■ **DATA IN THIS EXERCISE**:
================================

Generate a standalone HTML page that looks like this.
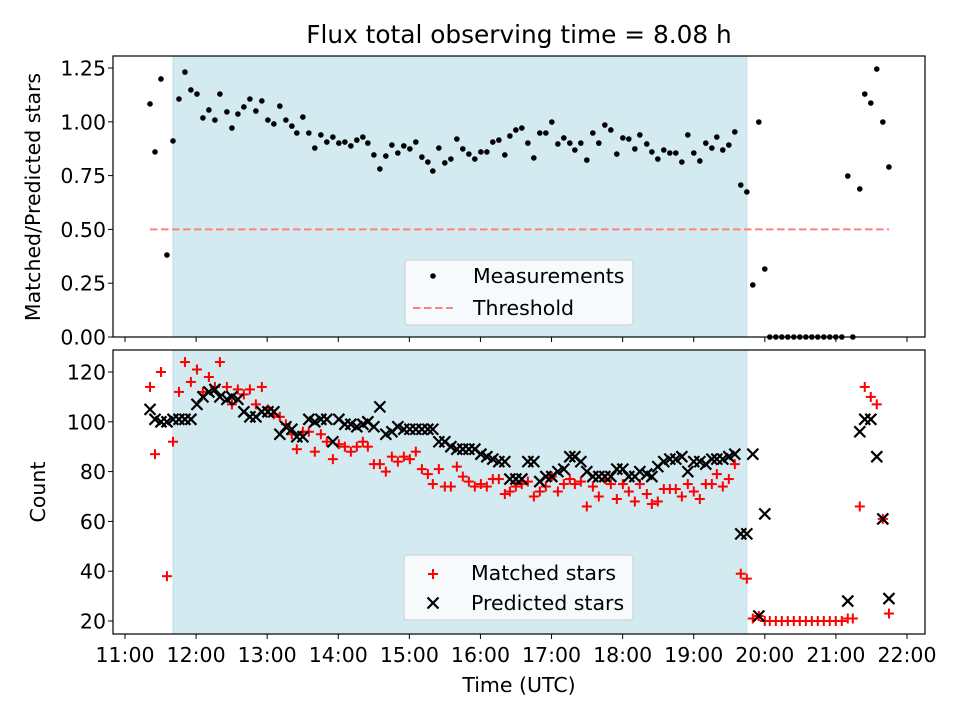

================================

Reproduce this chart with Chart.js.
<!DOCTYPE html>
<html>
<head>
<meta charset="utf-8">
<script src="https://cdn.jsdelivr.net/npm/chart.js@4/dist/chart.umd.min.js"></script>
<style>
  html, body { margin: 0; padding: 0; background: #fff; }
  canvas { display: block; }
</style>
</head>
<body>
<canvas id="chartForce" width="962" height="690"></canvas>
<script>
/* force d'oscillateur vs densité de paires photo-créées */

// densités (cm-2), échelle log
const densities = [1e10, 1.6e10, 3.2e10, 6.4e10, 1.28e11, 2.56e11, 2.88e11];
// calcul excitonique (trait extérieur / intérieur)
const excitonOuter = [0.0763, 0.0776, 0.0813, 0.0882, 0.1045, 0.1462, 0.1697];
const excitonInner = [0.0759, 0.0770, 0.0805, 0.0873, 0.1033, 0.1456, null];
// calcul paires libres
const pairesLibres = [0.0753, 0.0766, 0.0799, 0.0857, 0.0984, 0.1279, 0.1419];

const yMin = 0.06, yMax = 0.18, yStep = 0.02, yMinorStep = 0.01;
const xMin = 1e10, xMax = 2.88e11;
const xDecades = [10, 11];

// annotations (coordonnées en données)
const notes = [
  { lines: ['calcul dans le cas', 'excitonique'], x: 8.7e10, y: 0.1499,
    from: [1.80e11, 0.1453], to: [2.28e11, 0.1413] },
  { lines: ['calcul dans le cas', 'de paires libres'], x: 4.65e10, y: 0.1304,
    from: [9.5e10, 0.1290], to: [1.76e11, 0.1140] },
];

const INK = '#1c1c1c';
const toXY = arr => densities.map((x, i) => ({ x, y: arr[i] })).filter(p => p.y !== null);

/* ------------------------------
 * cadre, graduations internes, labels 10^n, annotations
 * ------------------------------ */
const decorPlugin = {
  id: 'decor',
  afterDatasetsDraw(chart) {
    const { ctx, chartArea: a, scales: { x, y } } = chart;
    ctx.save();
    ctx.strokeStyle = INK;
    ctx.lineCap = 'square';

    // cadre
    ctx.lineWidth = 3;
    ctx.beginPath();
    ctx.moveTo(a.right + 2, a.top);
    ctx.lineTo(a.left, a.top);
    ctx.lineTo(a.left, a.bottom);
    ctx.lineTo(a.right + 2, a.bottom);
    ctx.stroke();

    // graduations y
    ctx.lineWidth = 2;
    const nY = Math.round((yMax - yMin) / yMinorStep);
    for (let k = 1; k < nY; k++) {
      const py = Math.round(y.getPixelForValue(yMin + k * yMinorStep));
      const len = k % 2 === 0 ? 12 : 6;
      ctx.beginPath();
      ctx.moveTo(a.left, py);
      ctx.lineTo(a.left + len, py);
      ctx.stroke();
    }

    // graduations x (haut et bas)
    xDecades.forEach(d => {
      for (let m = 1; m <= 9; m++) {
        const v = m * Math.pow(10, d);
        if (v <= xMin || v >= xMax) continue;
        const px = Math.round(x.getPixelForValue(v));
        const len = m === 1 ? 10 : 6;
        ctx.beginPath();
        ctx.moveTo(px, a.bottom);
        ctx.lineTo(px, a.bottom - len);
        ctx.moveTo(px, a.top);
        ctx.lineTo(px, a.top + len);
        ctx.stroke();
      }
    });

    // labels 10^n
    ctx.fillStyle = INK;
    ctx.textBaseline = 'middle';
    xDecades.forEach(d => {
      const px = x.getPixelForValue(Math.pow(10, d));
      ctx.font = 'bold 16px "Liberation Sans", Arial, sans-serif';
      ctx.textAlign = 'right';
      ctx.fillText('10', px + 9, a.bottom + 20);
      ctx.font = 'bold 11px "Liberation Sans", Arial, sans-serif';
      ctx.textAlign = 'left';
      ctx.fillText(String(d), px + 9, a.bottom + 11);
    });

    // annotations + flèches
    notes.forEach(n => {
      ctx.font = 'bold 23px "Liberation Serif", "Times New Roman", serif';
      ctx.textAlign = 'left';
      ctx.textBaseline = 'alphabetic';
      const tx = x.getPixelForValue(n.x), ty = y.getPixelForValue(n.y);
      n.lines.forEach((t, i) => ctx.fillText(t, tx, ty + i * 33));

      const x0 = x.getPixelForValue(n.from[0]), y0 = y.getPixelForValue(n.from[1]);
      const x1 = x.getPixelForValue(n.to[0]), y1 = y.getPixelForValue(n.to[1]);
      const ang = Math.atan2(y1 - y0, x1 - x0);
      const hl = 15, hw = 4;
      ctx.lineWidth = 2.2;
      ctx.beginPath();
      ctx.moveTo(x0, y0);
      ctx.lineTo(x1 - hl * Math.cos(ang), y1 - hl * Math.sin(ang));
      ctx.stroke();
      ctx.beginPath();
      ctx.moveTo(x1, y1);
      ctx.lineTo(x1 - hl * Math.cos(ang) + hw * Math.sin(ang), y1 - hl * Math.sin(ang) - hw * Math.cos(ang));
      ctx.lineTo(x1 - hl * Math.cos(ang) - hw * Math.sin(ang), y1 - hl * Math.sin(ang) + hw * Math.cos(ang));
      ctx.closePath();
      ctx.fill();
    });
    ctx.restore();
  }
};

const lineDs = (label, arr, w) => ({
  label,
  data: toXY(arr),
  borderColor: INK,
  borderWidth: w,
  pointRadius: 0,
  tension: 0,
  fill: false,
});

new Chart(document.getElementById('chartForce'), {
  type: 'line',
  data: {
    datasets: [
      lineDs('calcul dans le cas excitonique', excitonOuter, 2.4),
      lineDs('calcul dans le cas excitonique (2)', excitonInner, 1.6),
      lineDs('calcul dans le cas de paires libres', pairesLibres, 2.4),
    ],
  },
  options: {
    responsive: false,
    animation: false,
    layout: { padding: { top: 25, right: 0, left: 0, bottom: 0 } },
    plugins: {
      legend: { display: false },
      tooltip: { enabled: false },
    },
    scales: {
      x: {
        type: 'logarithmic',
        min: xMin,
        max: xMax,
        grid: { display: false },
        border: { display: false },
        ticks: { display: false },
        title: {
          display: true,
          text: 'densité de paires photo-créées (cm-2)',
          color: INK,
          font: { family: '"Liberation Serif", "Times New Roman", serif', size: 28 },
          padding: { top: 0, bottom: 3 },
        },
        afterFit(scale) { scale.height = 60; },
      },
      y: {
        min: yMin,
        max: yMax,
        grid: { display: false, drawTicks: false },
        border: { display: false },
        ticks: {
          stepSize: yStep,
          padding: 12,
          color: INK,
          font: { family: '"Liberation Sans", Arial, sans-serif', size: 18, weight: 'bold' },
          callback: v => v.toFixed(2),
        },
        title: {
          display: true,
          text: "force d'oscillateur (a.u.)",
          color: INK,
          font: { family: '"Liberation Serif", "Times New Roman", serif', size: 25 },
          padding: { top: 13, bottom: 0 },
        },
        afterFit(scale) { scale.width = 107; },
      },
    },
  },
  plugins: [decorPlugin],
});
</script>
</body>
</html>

================================

■ **WHAT YOU NEED TO DO**: Out of the data above, set down the lines from the one with "Reproduce this chart with Chart.js." to the one with "paires photo-créées */", both included, exactly as written and with no additions.

■ **SOLUTION**:
Reproduce this chart with Chart.js.
<!DOCTYPE html>
<html>
<head>
<meta charset="utf-8">
<script src="https://cdn.jsdelivr.net/npm/chart.js@4/dist/chart.umd.min.js"></script>
<style>
  html, body { margin: 0; padding: 0; background: #fff; }
  canvas { display: block; }
</style>
</head>
<body>
<canvas id="chartForce" width="962" height="690"></canvas>
<script>
/* force d'oscillateur vs densité de paires photo-créées */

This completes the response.